Problem to work on - Repeat, exactly and only, the lines from the beginning of the data through the line with "y_ticks = [0, 20, 40, 60]". Pictures are left out.

Recorded data -
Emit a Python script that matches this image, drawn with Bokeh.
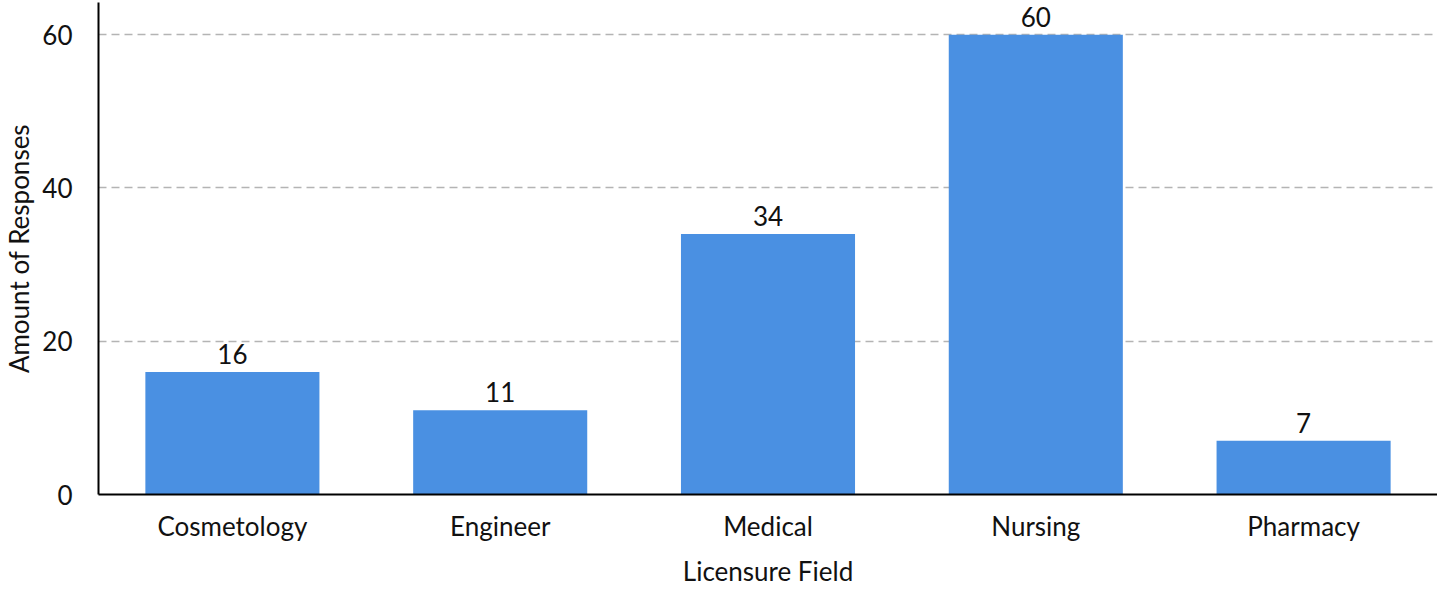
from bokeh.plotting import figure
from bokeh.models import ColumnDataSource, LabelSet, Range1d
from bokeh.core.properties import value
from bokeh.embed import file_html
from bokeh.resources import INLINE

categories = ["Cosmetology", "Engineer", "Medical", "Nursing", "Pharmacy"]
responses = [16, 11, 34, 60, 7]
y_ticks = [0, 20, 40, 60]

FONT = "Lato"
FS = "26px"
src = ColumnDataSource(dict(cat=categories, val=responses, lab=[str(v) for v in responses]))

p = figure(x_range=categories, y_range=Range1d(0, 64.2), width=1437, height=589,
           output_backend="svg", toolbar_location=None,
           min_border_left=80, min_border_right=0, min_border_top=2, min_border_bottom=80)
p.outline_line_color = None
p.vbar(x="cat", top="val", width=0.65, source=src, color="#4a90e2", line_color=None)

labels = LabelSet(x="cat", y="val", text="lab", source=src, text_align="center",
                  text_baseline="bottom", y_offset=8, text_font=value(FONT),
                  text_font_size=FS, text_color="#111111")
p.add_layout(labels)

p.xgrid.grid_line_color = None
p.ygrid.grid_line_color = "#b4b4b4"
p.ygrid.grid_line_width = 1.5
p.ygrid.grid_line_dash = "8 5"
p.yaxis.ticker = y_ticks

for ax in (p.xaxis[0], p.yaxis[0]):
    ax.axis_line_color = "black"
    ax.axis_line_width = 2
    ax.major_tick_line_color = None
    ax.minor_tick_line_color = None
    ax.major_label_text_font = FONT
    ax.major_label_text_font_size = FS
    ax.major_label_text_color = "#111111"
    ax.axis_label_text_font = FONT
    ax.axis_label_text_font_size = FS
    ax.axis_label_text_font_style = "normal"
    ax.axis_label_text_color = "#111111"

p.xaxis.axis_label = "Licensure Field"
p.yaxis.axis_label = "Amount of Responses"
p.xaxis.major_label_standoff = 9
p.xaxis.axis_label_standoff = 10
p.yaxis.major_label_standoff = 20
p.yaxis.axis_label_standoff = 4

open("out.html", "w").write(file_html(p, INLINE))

Solution to this exercise -
Emit a Python script that matches this image, drawn with Bokeh.
from bokeh.plotting import figure
from bokeh.models import ColumnDataSource, LabelSet, Range1d
from bokeh.core.properties import value
from bokeh.embed import file_html
from bokeh.resources import INLINE

categories = ["Cosmetology", "Engineer", "Medical", "Nursing", "Pharmacy"]
responses = [16, 11, 34, 60, 7]
y_ticks = [0, 20, 40, 60]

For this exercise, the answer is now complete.